Last month the pupil received some solace after the Kimberley high court found Northern Cape education MEC Zolile Monakali liable to pay compensation after the horrific incident on October 12 2015.
The amount will be determined at another hearing.
The pupil testified that when he came across the drain cleaner he assumed it was water.
When he poured the liquid in an attempt to flush the toilet, it started “boiling”.
Judge Lawrence Lever said that after the boy discovered the liquid was not water, “it seems a process of experimentation followed”.
“This ultimately resulted in the victim or another learner pouring this drain cleaner into the urinal.
“This experimentation resulted in the drain cleaner splattering and burning the victim on his head, face and body.”
During the trial Monakali’s legal counsel argued that the victim was “the author of his own misfortune” and the MEC was not responsible for such harm.
But Lever said there was “no probing in cross-examination as to whether the victim understood the dangers of handling acid or the precautions to be observed, or whether he had the maturity to avoid irrational or impulsive acts in handling the said acid. Therefore, the defence raised by the first defendant [Monakali] that the victim was the author of his own misfortune, for which the first defendant is not responsible, must fail.”
He said the “wrongful omission or act” was allowing the children, who were 11 years old, to come into possession of the acid.
“There was a standing instruction to lock the drain cleaner in an office in the administrative section of the school when [it] was not in use.”
When the employee using the drain cleaner was asked why he had not taken it with him during his lunch break, he said he had “not yet succeeded in unblocking the relevant drain”.

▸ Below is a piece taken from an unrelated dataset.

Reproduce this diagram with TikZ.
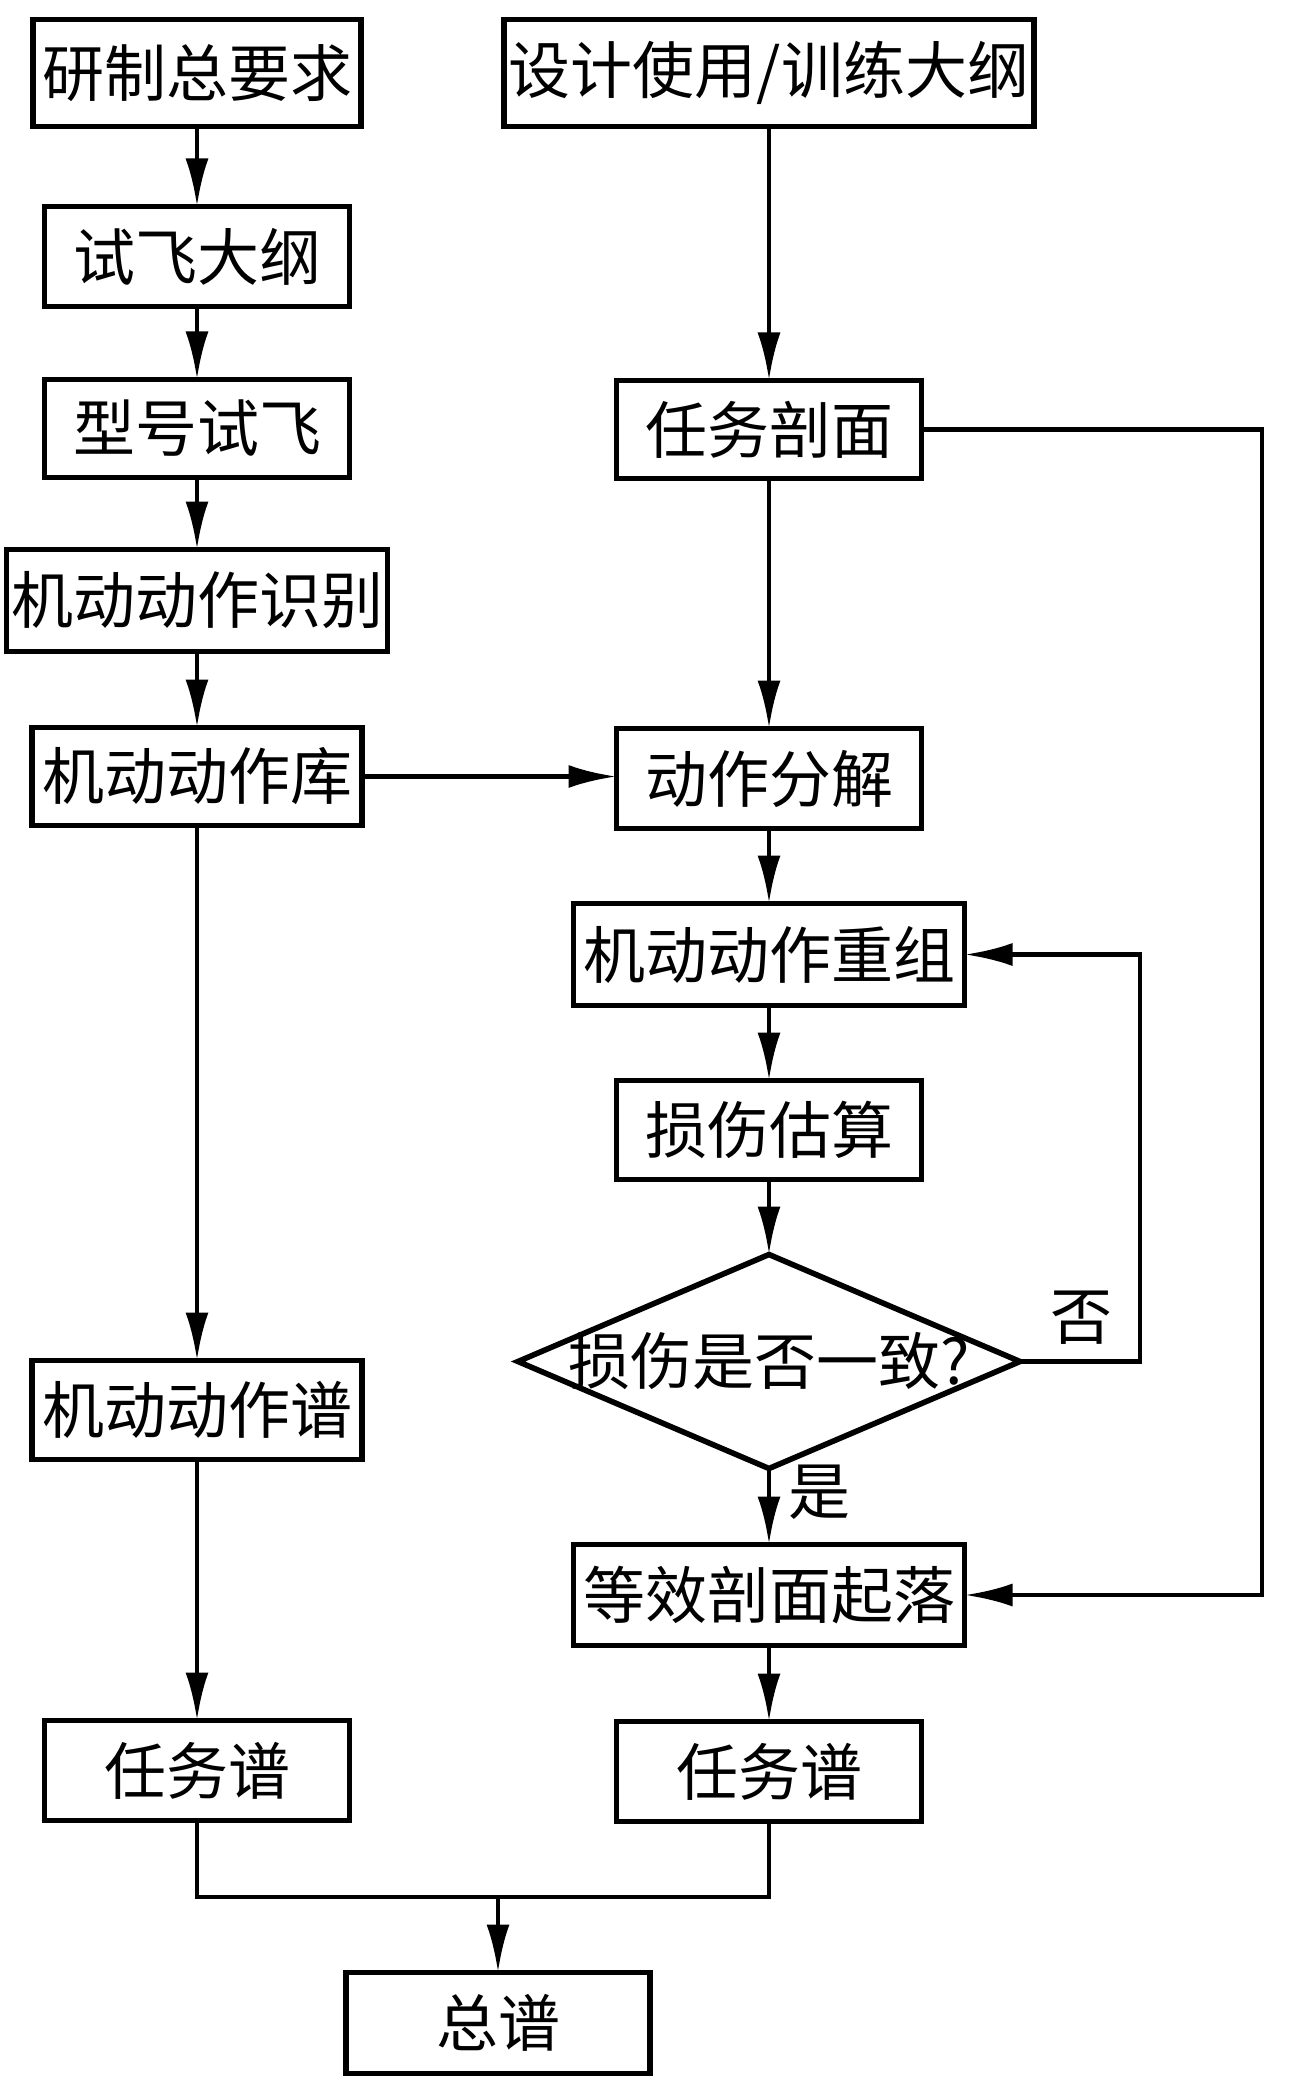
\documentclass[tikz,border=0pt]{standalone}
\usepackage{fontspec}
\setmainfont{Noto Sans CJK SC}
\usetikzlibrary{shapes.geometric, arrows.meta, positioning}

\begin{document}
\begin{tikzpicture}[
            x=0.5pt, y=-0.5pt,
            node distance=37.5pt,
            every node/.style={font=\fontsize{31}{36}\selectfont},
            proc/.style={rectangle, draw, line width=2.8pt, minimum width=152.5pt, minimum height=50pt, inner sep=0pt, outer sep=0pt},
            wide/.style={proc, minimum width=195.5pt, minimum height=51pt},
            check/.style={diamond, draw, line width=2.8pt, aspect=2.35, minimum width=251pt, minimum height=107pt, inner sep=0pt, outer sep=0pt},
            flow/.style={-{Latex[length=24pt,width=11.5pt]}, line width=2.4pt},
            link/.style={line width=2.4pt}
        ]
        \useasboundingbox (0,0) rectangle (1299,2097);

        % Left column
        \node[proc, minimum width=164pt, minimum height=53.5pt] (req) at (197,73) {研制总要求};
        \node[proc, below=40pt of req] (outline) {试飞大纲};
        \node[proc, below=36.5pt of outline, minimum height=49pt] (trial) {型号试飞};
        \node[proc, below=36pt of trial, minimum width=190.5pt, minimum height=51pt] (ident) {机动动作识别};
        \node[proc, below=38pt of ident, minimum width=165pt, minimum height=49pt] (lib) {机动动作库};
        \node[proc, below=267.5pt of lib, minimum width=165pt, minimum height=49.5pt] (spec) {机动动作谱};
        \node[proc, below=130.5pt of spec] (taskL) {任务谱};

        % Right column
        \node[proc, minimum width=265pt, minimum height=53.5pt] (usage) at (769,73) {设计使用/训练大纲};
        \node[proc, below=127pt of usage, minimum height=49pt] (profile) {任务剖面};
        \node[proc, below=125pt of profile] (decomp) {动作分解};
        \node[wide, below=of decomp] (recomb) {机动动作重组};
        \node[proc, below=of recomb, minimum height=49.5pt] (damage) {损伤估算};
        \node[check, below=of damage] (match) {\makebox[0pt]{损伤是否一致?}};
        \node[wide, below=38pt of match, minimum height=50.5pt] (equiv) {等效剖面起落};
        \node[proc, below=38pt of equiv] (taskR) {任务谱};

        % Total
        \node[proc, minimum width=152pt, minimum height=50.5pt] (total) at (498,2023) {总谱};

        % Helper points
        \coordinate (outer) at (1262,0);
        \coordinate (inner) at (1140,0);
        \coordinate (merge) at (498,1897);

        % Connections
        \draw[flow] (req) -- (outline);
        \draw[flow] (outline) -- (trial);
        \draw[flow] (trial) -- (ident);
        \draw[flow] (ident) -- (lib);
        \draw[flow] (lib) -- (spec);
        \draw[flow] (spec) -- (taskL);
        \draw[flow] (lib.east) -- (lib.east -| decomp.west);

        \draw[flow] (usage) -- (profile);
        \draw[flow] (profile) -- (decomp);
        \draw[flow] (decomp) -- (recomb);
        \draw[flow] (recomb) -- (damage);
        \draw[flow] (damage) -- (match);
        \draw[flow] (match) -- (equiv);
        \draw[flow] (equiv) -- (taskR);
        \draw[flow] (profile.east) -- (profile.east -| outer) |- (equiv.east);
        \draw[flow] (match.east) -- (match.east -| inner) |- (recomb.east);

        \draw[link] (taskL.south) |- (merge) -| (taskR.south);
        \draw[flow] (merge) -- (total);

        % Labels
        \node (no) at (1081,1318) {否};
        \node (yes) at (819,1492) {是};

    \end{tikzpicture}
\end{document}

Lever said the employee “clearly gave inadequate consideration to the risk he created for the learners”.
“His version of placing the drain cleaner behind an iron gate made up of bars which he barricaded with three wheelbarrows is inherently improbable.
“It would have been less trouble to simply carry what on his evidence was a 1l container back to where he was having lunch than to create the elaborate barricade he gave evidence of.”
The employee’s description of how he stored the drain cleaner when he went to lunch was so improbable that it stood to be rejected, said the judge.
Lever said the damages suffered by the victim were never seriously disputed in court.
Northern Cape education spokesperson Sydney Stander said the department respected the judgment.
“Our understanding is … the two parties must have a quantum hearing in which the details of the settlement will be discussed,” he said, adding that the department hoped the matter would be concluded amicably.